Historic house in Kansas, United States

The Patterson House in Larned, Kansas is a three-bedroom Lustron house built in 1949. Together with its matching Lustron garage, it was listed on the National Register of Historic Places in 2001.

It was built by Great Bend, Kansas, Lustron dealer Don Brack in 1949 and would have cost somewhat more than $10,500. All exterior surfaces and walls and ceilings inside the house are porcelain enamel steel. It has an original built-in dining room china cabinet and pass-through to the kitchen, which identifies the house as a "Deluxe" edition of Lustron's Westchester house model. Other porcelain enamel built-in features include bookcases, a mirrored vanity, and closets and overhead storage.

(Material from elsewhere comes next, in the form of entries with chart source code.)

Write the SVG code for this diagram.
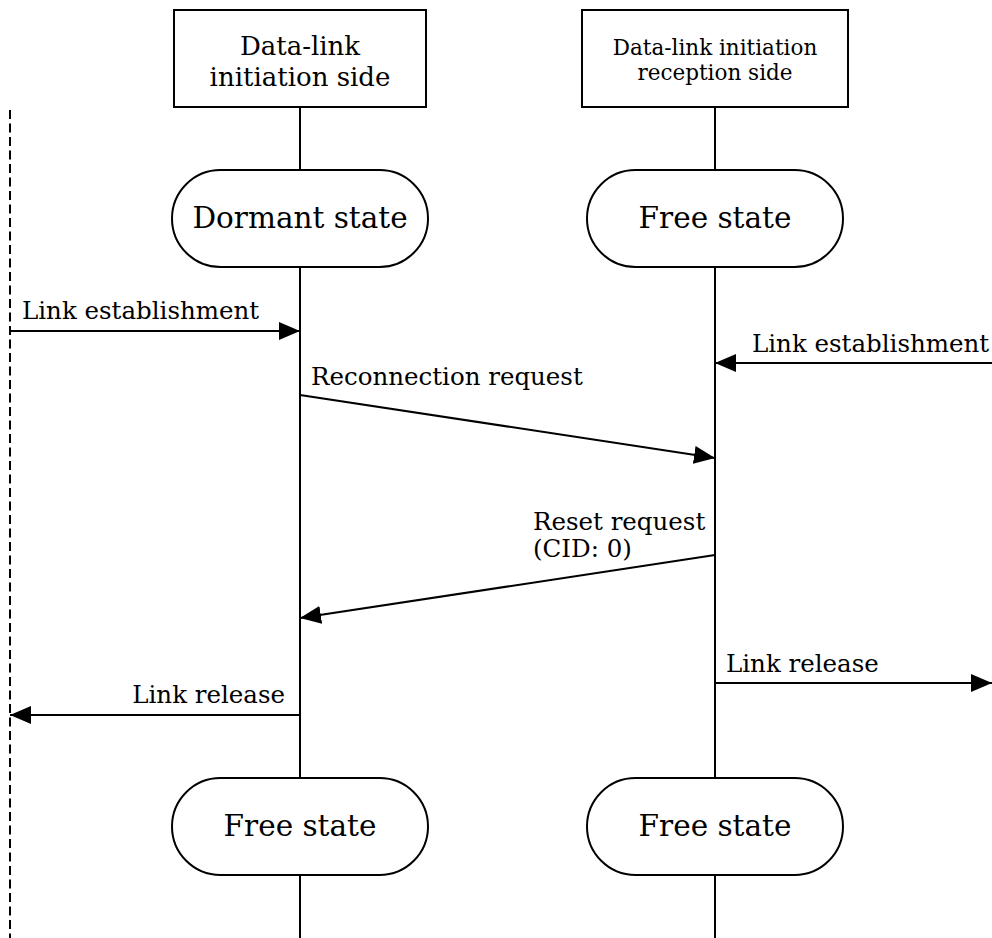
<svg xmlns="http://www.w3.org/2000/svg" width="992" height="938" viewBox="0 0 992 938">
  <defs>
    <marker id="arrow" markerUnits="userSpaceOnUse" markerWidth="21" markerHeight="18" refX="21" refY="9" orient="auto">
      <path d="M0,0 L21,9 L0,18 Z" fill="#000"/>
    </marker>
    <style>
      text { font-family: "DejaVu Serif", "Liberation Serif", serif; fill: #000; }
      .box { fill: #fff; stroke: #000; stroke-width: 2; }
      .life { stroke: #000; stroke-width: 2; fill: none; }
      .msg { stroke: #000; stroke-width: 2; fill: none; marker-end: url(#arrow); }
      .dash { stroke: #000; stroke-width: 2; stroke-dasharray: 9 4.5; fill: none; }
      .st { font-size: 29.5px; text-anchor: middle; }
      .hd { font-size: 26px; text-anchor: middle; }
      .hd2 { font-size: 21.5px; text-anchor: middle; }
      .lbl { font-size: 24.5px; }
    </style>
  </defs>
  <rect width="992" height="938" fill="#fff"/>

  <!-- lifelines and the external boundary -->
  <g id="lifelines">
    <line class="life" x1="300" y1="107" x2="300" y2="938"/>
    <line class="life" x1="715" y1="107" x2="715" y2="938"/>
    <line class="dash" x1="10" y1="110" x2="10" y2="938"/>
  </g>

  <g id="initiator">
    <rect class="box" x="174" y="10" width="252" height="97"/>
    <text class="hd" x="300" y="55">Data-link</text>
    <text class="hd" x="300" y="86">initiation side</text>
  </g>
  <g id="receiver">
    <rect class="box" x="582" y="10" width="266" height="97"/>
    <text class="hd2" x="715" y="55">Data-link initiation</text>
    <text class="hd2" x="715" y="80">reception side</text>
  </g>

  <g id="initiator-dormant">
    <rect class="box" x="172" y="170" width="256" height="97" rx="48.5"/>
    <text class="st" x="300" y="228">Dormant state</text>
  </g>
  <g id="receiver-free">
    <rect class="box" x="587" y="170" width="256" height="97" rx="48.5"/>
    <text class="st" x="715" y="228">Free state</text>
  </g>
  <g id="initiator-free">
    <rect class="box" x="172" y="778" width="256" height="97" rx="48.5"/>
    <text class="st" x="300" y="836">Free state</text>
  </g>
  <g id="receiver-free-end">
    <rect class="box" x="587" y="778" width="256" height="97" rx="48.5"/>
    <text class="st" x="715" y="836">Free state</text>
  </g>

  <!-- messages -->
  <g id="connectors">
    <line class="msg" x1="10" y1="331" x2="300" y2="331"/>
    <line class="msg" x1="992" y1="363" x2="715" y2="363"/>
    <line class="msg" x1="300" y1="395" x2="715" y2="458"/>
    <line class="msg" x1="715" y1="555" x2="300" y2="618"/>
    <line class="msg" x1="715" y1="683" x2="992" y2="683"/>
    <line class="msg" x1="300" y1="715" x2="10" y2="715"/>
  </g>

  <g id="labels">
    <text class="lbl" x="22" y="319">Link establishment</text>
    <text class="lbl" x="752" y="352">Link establishment</text>
    <text class="lbl" x="311" y="385">Reconnection request</text>
    <text class="lbl" x="533" y="530">Reset request</text>
    <text class="lbl" x="533" y="557">(CID: 0)</text>
    <text class="lbl" x="726" y="672">Link release</text>
    <text class="lbl" x="285" y="703" text-anchor="end">Link release</text>
  </g>
</svg>
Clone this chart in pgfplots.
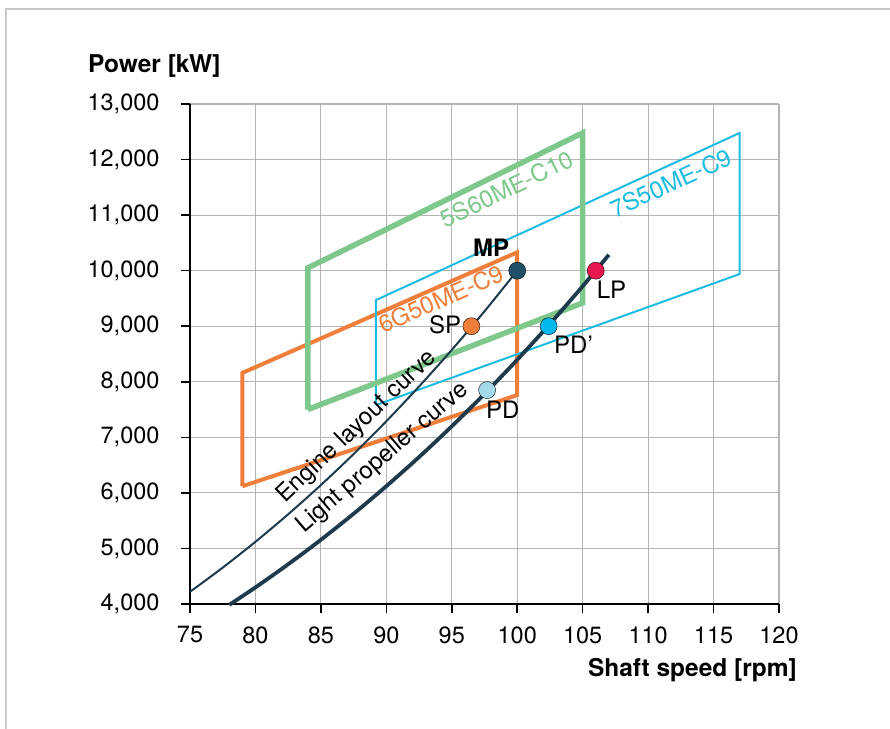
\documentclass[border=0pt]{standalone}
\usepackage{fontspec}
\setmainfont{TeX Gyre Heros}
\usepackage{pgfplots}
\pgfplotsset{compat=1.18}
\definecolor{frame}{HTML}{C8C8C8}
\definecolor{cgreen}{HTML}{7DC88A}
\definecolor{corange}{HTML}{F07E3B}
\definecolor{ccyan}{HTML}{1CBCE0}
\definecolor{cnavy}{HTML}{1E3A4C}
\definecolor{cmp}{HTML}{1F5068}
\definecolor{clp}{HTML}{E8174F}
\definecolor{cpdp}{HTML}{00B8EE}
\definecolor{cpd}{HTML}{A3D9E8}
\definecolor{csp}{HTML}{F07E3B}
\definecolor{cgrid}{HTML}{B4B4B4}
\newcommand{\tfont}{\fontsize{23.5bp}{27bp}\selectfont}
\newcommand{\lfont}{\fontsize{24.5bp}{28bp}\selectfont}
\newcommand{\afont}{\fontsize{24bp}{28bp}\selectfont}
\begin{document}
\begin{tikzpicture}
\useasboundingbox (0,0) rectangle (890bp,729bp);
\draw[color=frame, line width=2bp] (6bp,0) -- (6bp,719.5bp) -- (890bp,719.5bp);
\begin{axis}[
  at={(190bp,125bp)}, anchor=south west,
  scale only axis, width=589bp, height=500bp,
  xmin=75, xmax=120, ymin=4000, ymax=13000,
  xtick={75,80,...,120}, ytick={4000,5000,...,13000},
  axis x line*=bottom, axis y line*=left,
  axis line style={-, black, line width=1.8bp},
  grid=major, grid style={cgrid, line width=1.1bp},
  tick align=outside, major tick length=9bp,
  tick style={black, line width=1.5bp},
  tick label style={font=\tfont},
  yticklabel style={xshift=-18bp},
  xticklabel style={yshift=-10bp},
  /pgf/number format/assume math mode=true,
  /pgf/number format/1000 sep={,},
  scaled y ticks=false,
  clip=false,
]
% 6G50ME-C9
\addplot[corange, line width=4bp, line join=miter] coordinates {(79,6120) (79,8160) (100,10330) (100,7760) (79,6120)};
% 7S50ME-C9
\addplot[ccyan, line width=2bp, line join=miter] coordinates {(89.2,7580) (89.2,9470) (117,12480) (117,9940) (89.2,7580)};
% 5S60ME-C10
\addplot[cgreen, line width=5.5bp, line join=miter] coordinates {(84,7500) (84,10050) (105,12480) (105,9420) (84,7500)};
% Engine layout curve
\addplot[cnavy, line width=2bp, smooth] coordinates {
(75,4219) (77.5,4655) (80,5120) (82.5,5615) (85,6141) (87.5,6699) (90,7290) (92.5,7915) (95,8574) (97.5,9269) (100,10000)};
% Light propeller curve
\addplot[cnavy, line width=3.8bp, smooth] coordinates {
(78,3984) (80,4299) (82.5,4715) (85,5156) (87.5,5625) (90,6121) (92.5,6645) (95,7199) (97.5,7782) (100,8396) (102.5,9042) (105,9720) (107,10286)};
% points
\addplot[only marks, mark=*, mark size=8.5bp, mark options={draw=none, fill=cmp}] coordinates {(100,10000)};
\addplot[only marks, mark=*, mark size=8.5bp, mark options={draw=none, fill=csp}] coordinates {(96.5,9000)};
\addplot[only marks, mark=*, mark size=8.5bp, mark options={draw=none, fill=clp}] coordinates {(106,10000)};
\addplot[only marks, mark=*, mark size=8.5bp, mark options={draw=none, fill=cpdp}] coordinates {(102.4,9000)};
\addplot[only marks, mark=*, mark size=8.5bp, mark options={draw=none, fill=cpd}] coordinates {(97.7,7850)};
% labels
\node[font=\afont\bfseries] at (axis cs:98.0,10408) {MP};
\node[font=\afont] at (axis cs:94.5,9022) {SP};
\node[font=\afont] at (axis cs:107.2,9652) {LP};
\node[font=\afont] at (axis cs:104.3,8662) {PD’};
\node[font=\afont] at (axis cs:98.9,7492) {PD};
\node[font=\afont, text=cgreen, rotate=26] at (axis cs:99.2,11470) {5S60ME-C10};
\node[font=\afont, text=ccyan, rotate=24.6] at (axis cs:111.75,11578) {7S50ME-C9};
\node[font=\afont, text=corange, rotate=23.7] at (axis cs:94.17,9490) {6G50ME-C9};
\node[font=\afont, rotate=43.7] at (axis cs:87.76,7186) {Engine layout curve};
\node[font=\afont, rotate=40.6] at (axis cs:89.74,6628) {Light propeller curve};
\end{axis}
\node[font=\lfont\bfseries, anchor=base west, inner sep=0] at (88bp,656bp) {Power [kW]};
\node[font=\lfont\bfseries, anchor=base east, inner sep=0] at (797bp,52bp) {Shaft speed [rpm]};
\end{tikzpicture}
\end{document}
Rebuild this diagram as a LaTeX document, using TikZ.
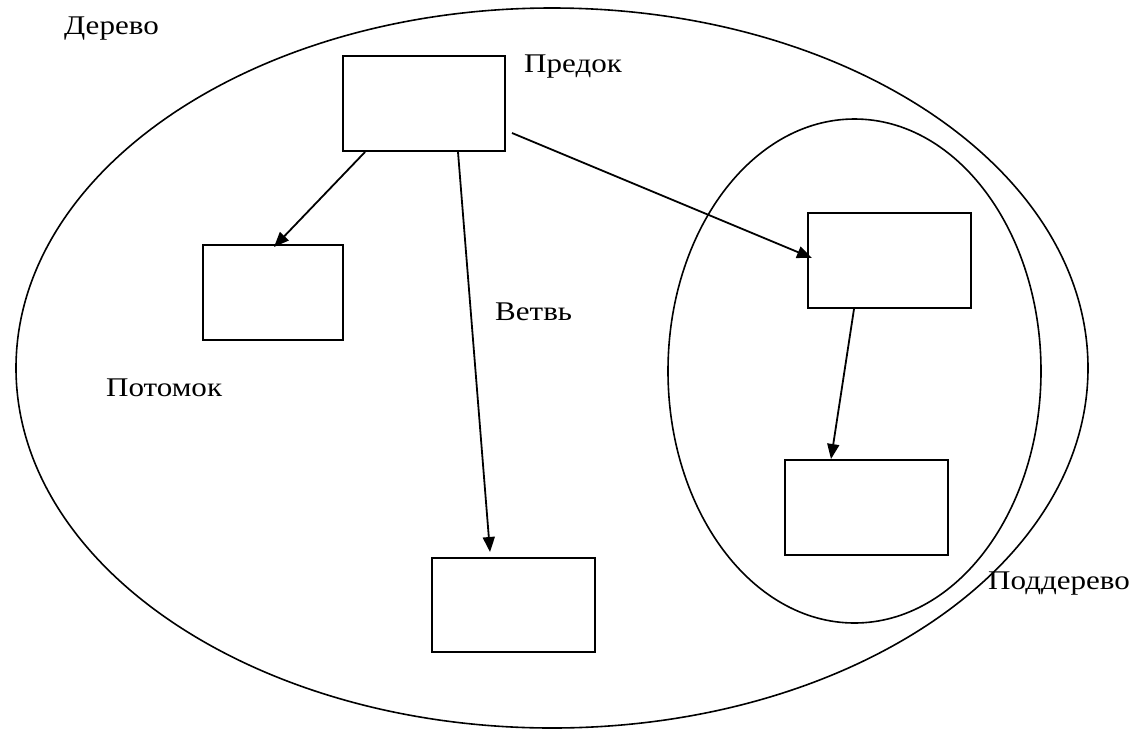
\documentclass[tikz,border=0pt]{standalone}
\usepackage{fontspec}
\setmainfont[FakeStretch=1.15]{Liberation Serif}
\usetikzlibrary{shapes.geometric,arrows.meta}
\tikzset{
  box/.style={draw, line width=2pt, rectangle, inner sep=0pt, minimum width=#1, minimum height=95pt},
  box/.default=163pt,
  oval/.style={draw, line width=1.6pt, ellipse, inner sep=0pt},
  link/.style={line width=1.8pt, -{Triangle[length=15pt,width=12pt]}},
  lbl/.style={anchor=base west, inner sep=0pt, font=\fontsize{27}{31}\selectfont}
}
\begin{document}
\begin{tikzpicture}[x=1pt,y=-1pt]
\useasboundingbox (0,0) rectangle (1133,729);
\node[oval, minimum width=1072pt, minimum height=720pt] (tree) at (552,368) {};
\node[oval, minimum width=373pt, minimum height=504pt] (sub) at (854.5,371) {};
\node[box=162pt] (p) at (424,103.5) {};
\node[box=140pt] (c1) at (273,292.5) {};
\node[box=163pt, minimum height=94pt] (c2) at (513.5,605) {};
\node[box] (s1) at (889.5,260.5) {};
\node[box] (s2) at (866.5,507.5) {};
\draw[link] ([xshift=23pt]p.south west) -- ([xshift=72pt,yshift=-3pt]c1.north west);
\draw[link] ([xshift=116pt]p.south west) -- ([xshift=59pt,yshift=5pt]c2.north west);
\draw[link] ([xshift=6pt,yshift=19pt]p.south east) -- ([xshift=5pt,yshift=2.5pt]s1.west);
\draw[link] ([xshift=47pt]s1.south west) -- ([xshift=47pt]s2.north west);
\node[lbl] (t1) at (64,34) {Дерево};
\node[lbl] (t2) at (524,72) {Предок};
\node[lbl] (t3) at (495,320) {Ветвь};
\node[lbl] (t4) at (106,396) {Потомок};
\node[lbl] (t5) at (988,589) {Поддерево};
\end{tikzpicture}
\end{document}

It is a front-gabled, 31 by 39 ft house with "Dove Gray" walls, white trim, and a green roof.

The two-car Lustron garage, like the house, is front-gabled and sits on a concrete slab foundation.

The property was deemed notable in 2001 as "an excellent and rare example of a three-bedroom Westchester Deluxe Lustron with an accompanying Lustron garage." A red brick wall holding an outdoor brick fireplace connects the house and garage and defines an outdoor patio area; this is compatible with intentions of Lustron designers for renovations to be added and does not detract from the historic integrity of the property.

The first owners, Harold and Alice Patterson, raised five children in the home. Donald and Joanne Reep bought the house in 1964. Mrs. Reep recalled taking the kitchen cabinets to an auto body shop to repair, after a kitchen fire, and appreciated the "'indestructible'" Lustron roof. In 2000, Mrs. Reep worked as a realtor in Larned, Kansas and reportedly knew at least one Lustron owner who valued the durability of Lustron houses for rental property.

Only about 2,500 Lustrons were ever manufactured.